Written exercise: Gather, from the data below, each line in which the word "this" occurs.

Information supplied:
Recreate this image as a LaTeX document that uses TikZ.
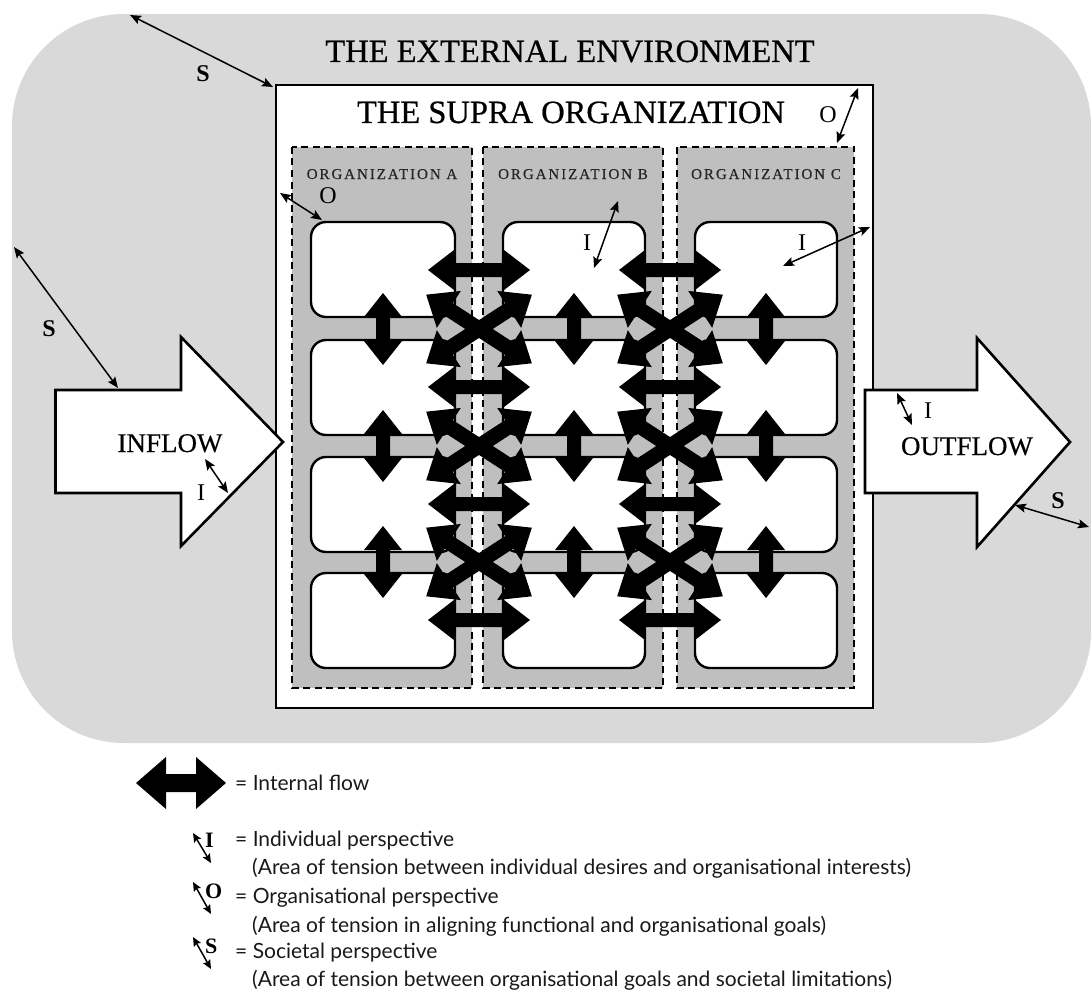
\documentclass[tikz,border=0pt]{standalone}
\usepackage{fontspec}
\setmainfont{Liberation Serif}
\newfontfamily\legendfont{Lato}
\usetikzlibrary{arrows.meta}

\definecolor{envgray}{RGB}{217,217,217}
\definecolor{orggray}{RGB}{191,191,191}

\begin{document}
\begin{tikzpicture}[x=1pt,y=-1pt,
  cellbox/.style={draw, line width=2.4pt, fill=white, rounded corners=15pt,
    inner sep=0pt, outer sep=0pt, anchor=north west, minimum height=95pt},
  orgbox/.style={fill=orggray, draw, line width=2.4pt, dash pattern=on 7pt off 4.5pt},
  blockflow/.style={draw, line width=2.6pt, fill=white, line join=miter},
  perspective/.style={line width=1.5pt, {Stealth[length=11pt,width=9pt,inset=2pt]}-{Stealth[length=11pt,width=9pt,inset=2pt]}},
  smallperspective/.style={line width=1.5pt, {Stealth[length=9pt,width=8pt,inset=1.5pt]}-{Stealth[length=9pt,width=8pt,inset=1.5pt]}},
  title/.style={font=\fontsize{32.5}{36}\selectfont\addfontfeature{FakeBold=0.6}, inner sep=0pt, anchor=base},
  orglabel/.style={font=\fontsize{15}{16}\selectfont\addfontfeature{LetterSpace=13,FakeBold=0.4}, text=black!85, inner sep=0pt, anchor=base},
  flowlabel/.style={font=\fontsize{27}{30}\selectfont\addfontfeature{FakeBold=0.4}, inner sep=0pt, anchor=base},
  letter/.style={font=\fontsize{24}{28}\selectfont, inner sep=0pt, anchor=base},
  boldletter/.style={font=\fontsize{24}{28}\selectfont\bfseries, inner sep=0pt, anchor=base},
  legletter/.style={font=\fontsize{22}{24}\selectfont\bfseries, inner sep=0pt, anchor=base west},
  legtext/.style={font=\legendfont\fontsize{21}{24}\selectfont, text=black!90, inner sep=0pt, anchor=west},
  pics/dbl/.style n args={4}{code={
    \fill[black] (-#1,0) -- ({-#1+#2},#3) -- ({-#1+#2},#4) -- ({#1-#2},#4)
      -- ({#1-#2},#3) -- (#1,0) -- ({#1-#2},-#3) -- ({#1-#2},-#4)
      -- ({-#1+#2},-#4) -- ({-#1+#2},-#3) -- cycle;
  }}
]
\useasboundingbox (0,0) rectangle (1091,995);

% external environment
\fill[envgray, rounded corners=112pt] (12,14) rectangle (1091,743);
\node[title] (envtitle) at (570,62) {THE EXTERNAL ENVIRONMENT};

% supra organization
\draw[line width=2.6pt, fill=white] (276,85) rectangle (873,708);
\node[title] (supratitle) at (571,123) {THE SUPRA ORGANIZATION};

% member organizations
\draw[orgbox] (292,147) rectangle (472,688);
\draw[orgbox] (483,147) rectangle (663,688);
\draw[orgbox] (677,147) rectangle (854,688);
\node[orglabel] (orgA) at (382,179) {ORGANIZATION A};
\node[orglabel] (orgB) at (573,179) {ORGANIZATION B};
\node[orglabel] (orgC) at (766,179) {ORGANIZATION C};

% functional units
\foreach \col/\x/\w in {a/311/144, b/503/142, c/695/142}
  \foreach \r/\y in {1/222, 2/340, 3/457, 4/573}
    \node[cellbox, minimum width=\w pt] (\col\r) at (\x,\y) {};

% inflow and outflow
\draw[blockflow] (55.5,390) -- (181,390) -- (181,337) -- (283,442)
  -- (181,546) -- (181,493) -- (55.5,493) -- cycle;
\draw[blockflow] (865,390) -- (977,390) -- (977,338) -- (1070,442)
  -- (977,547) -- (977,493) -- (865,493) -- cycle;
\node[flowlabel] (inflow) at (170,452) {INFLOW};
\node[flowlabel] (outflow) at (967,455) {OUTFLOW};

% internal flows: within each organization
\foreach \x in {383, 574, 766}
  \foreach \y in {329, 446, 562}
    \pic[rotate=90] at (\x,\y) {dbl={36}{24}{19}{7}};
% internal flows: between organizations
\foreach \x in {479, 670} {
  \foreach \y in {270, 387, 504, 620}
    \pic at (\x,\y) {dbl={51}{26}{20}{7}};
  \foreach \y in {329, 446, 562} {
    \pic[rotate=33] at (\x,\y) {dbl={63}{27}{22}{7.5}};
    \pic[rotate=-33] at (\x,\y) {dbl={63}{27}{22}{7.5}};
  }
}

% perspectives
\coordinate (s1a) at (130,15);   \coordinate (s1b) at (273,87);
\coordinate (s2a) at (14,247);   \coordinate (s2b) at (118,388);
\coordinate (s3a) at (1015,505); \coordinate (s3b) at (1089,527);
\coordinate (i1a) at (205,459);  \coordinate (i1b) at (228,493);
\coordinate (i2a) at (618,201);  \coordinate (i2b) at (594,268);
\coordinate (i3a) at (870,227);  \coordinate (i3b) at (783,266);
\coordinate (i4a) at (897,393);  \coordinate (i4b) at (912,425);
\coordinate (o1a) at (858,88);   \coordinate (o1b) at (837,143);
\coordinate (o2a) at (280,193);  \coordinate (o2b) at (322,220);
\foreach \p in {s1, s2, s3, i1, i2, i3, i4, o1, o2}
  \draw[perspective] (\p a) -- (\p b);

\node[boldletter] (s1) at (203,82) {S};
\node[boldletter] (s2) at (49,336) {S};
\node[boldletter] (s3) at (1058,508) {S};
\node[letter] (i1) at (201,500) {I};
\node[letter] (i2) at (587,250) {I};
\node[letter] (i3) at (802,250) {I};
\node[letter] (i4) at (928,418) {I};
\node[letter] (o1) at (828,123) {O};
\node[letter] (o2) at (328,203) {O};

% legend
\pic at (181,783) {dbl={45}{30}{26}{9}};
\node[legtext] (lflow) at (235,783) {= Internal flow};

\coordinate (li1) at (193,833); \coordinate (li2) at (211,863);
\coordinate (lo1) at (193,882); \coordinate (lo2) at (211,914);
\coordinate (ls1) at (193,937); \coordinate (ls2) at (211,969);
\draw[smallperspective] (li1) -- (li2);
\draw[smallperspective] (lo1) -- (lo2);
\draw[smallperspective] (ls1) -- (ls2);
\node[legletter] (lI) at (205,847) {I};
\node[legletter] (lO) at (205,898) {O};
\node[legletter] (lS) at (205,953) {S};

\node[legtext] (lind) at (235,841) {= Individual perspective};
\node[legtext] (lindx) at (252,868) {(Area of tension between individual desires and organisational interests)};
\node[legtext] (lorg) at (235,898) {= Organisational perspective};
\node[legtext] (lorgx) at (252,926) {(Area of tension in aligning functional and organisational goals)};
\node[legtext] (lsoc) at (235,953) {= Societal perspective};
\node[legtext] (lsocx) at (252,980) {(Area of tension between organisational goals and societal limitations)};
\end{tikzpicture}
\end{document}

---

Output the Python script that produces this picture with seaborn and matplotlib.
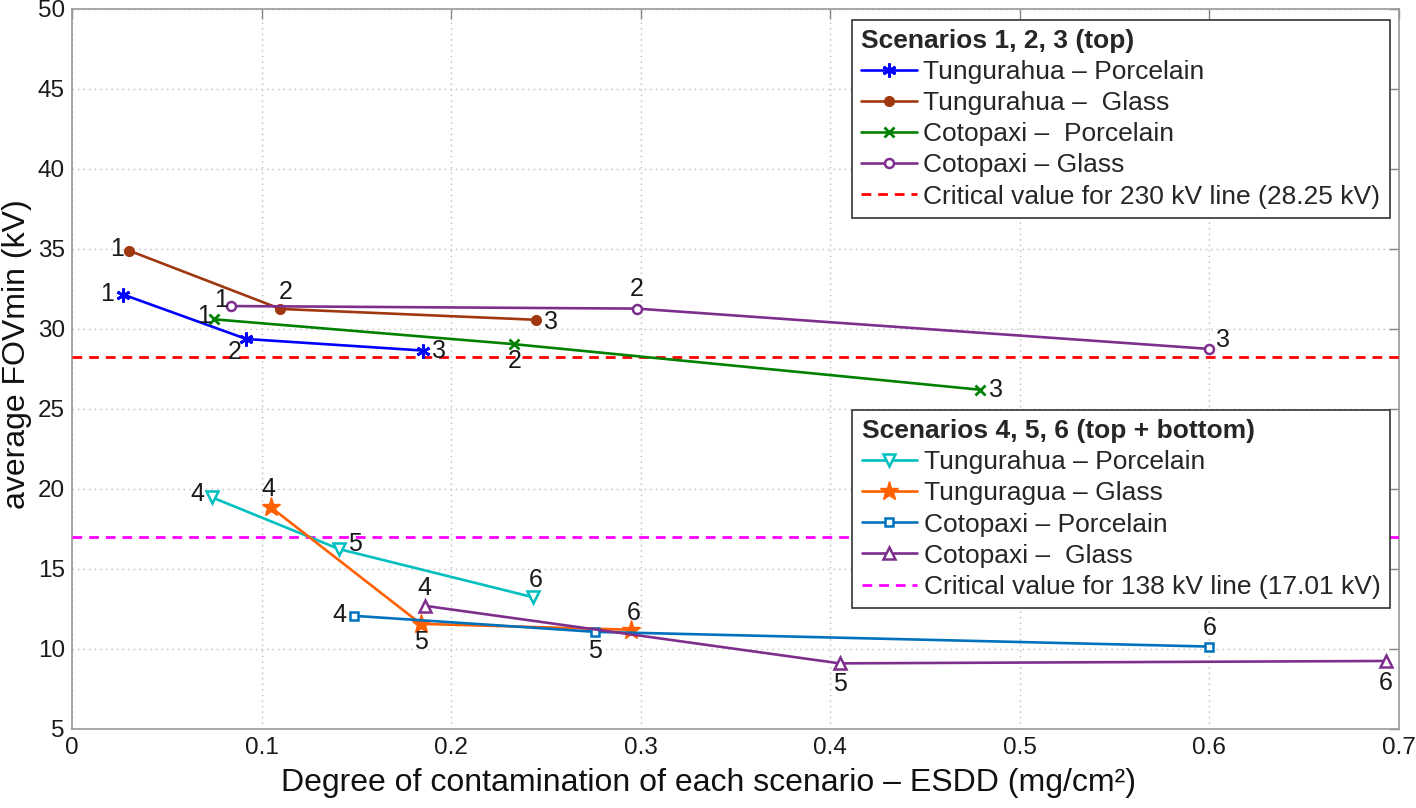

Response below:
Recreate this image as a LaTeX document that uses TikZ.
Output the Python script that produces this picture with seaborn and matplotlib.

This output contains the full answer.